12 Years a Slave Fassbender

Every day, from now until the weekend of the 2014 Academy Awards, HeyUGuys will be publishing an article championing one of the nine films in contention for the coveted Best Picture Oscar. We will be collecting them all here, where you can find the previous articles.

Today is journey’s end. We reach the final film in contention for the Best Picture award and Nia Childs holds up Steve McQueen’s unflinching adaptation of the life of Solomon Northup. Will it repeat its BAFTA success? On Sunday night we find out… 

Awards season has begun. A time of year to celebrate the very best that those in cinema have achieved over the past year. The Oscars are perhaps the most highly sought after award that a member of the film industry can receive. Every year, people place bets on the winners, gasp at the injustice of thoroughly overlooked masterpieces and pretend that they really don’t care who wins, only to be outraged when their favourite misses out. And the most esteemed of these awards every year is always Best Picture. A Best Picture nomination is acknowledgement that at the very core of any picture, there is a team.

So, who are the Oscars really for? Are they for the cinephiles and critics who approach a film with an expert eye? Or are they for the ordinary folk, who spend their hard earned money in the cinema, looking for a thrilling story and visual stimulation? Well arguably, they should be somewhere in between. The ceremony itself is as much about the who’s wearing who as it is about the films, and of course, it’s the ceremony that draws in the general public, without whom the whole thing would be rendered pointless (even if they’re not the ones scrambling for an online link to view the show live at 5am). So those who buy in to the glitz and glamour need to be rewarded with films that they’ve heard of. And similarly, those who do have a deeper dedication to the beautiful art naturally want to see something with a bit of substance as well as technical brilliance. So really, a film that will satisfy everybody has to win, and that film, this year, is 12 Years a Slave.

12 Years a Slave is a film that truly displays the full potential of cinema when all of the elements are perfectly married together. From the very first scene, an extreme close up of two people, searching for intimacy in a place where everything around them is totally devoid of love; that scene is a perfect example of cinema at its most spectacular. It’s gut-wrenchingly tragic, it’s absurdly beautiful and the pain etched on their faces cuts through to the soul. It’s what cinema is all about. Great acting, beautiful shots, tense moments. And of course, that’s just the first scene in what turns out to be an epic tale of injustice, pain, grief and love. It has absolutely everything. It’s a film which can switch from  a torturously long scene of a man hanging from  tree, clinging on to life, a scene that would not be out of place in an ‘art house’ film, to an exciting, tense, adrenalin fuelled scene where our prisoner is trying to escape his captors. Of course the film is about slavery, and yet manages to be sincere without being manipulative or judgemental to the audience, and at the same time exciting, without being offensive or dumbing down the seriousness of the subject. It’s art and it’s commercially viable.
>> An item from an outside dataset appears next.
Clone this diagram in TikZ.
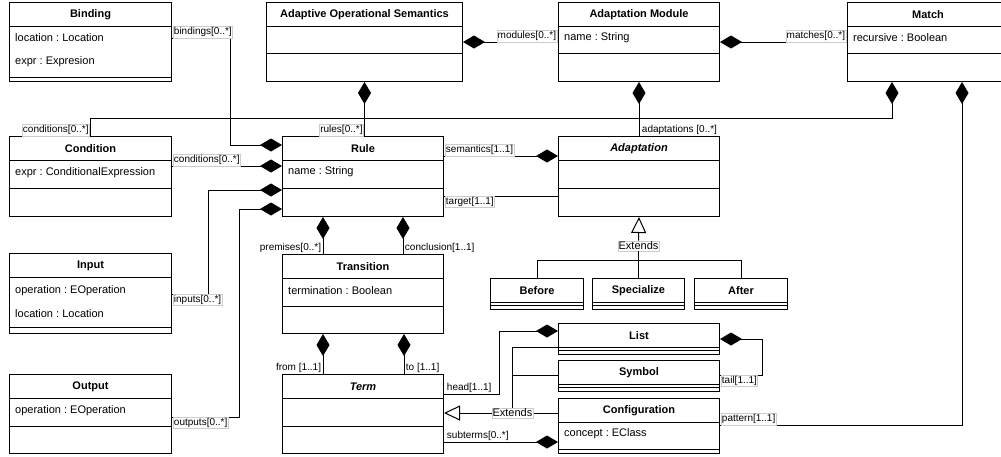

It would be fairly insulting to try and suggest that the film has in any way made an impact in terms of larger discussions around slavery in the real world, and that certainly isn’t what McQueen is trying to do, but it’s impossible to discuss the film without at least raising the political context. It is important that a true story about slavery is being told and that this is recognised. McQueen isn’t saying ‘feel guilty, stand up and listen, address America’s chequered past.’ He is saying ‘Here is a film about something that actually happened to a real person and it’s terrible.’ And so McQueen strikes a balance, and sets out exactly what he is trying to achieve.

So as well as being a technically brilliant film, 12Years A Slave should win the Oscar, because it represents a flawless collaboration of art and commercial viability, and appeals to both the film lover and the casual film viewer.

Ultimately, in order for a film to win a ‘Best Picture’ for anything, every single element of the film has to be the best, because the award is recognising a team effort. There cannot be any average qualities. Gravity is an astonishing visual treat, but is the writing alone worthy of an Oscar? No. Wolf of Wall Street is well written, with impeccable performances from the lead cast, but was the cinematography exceptional? Not at all.  12 Years does not have a single imperfect element. Steve McQueen, one of the finest directors of his generation, presents a film without a single flaw. The performances given by lead actor Chiwetel Ejiofor and supporting actress Lupita Nyong’o are breath-taking. And then there’s ever-faultless McQueen regular Michael Fassbender giving a brutal, unrelenting performance. There is no single element that could be classed as anything other than utter perfection, and only a film that is outstanding in every single way, deserves the Best Picture Oscar.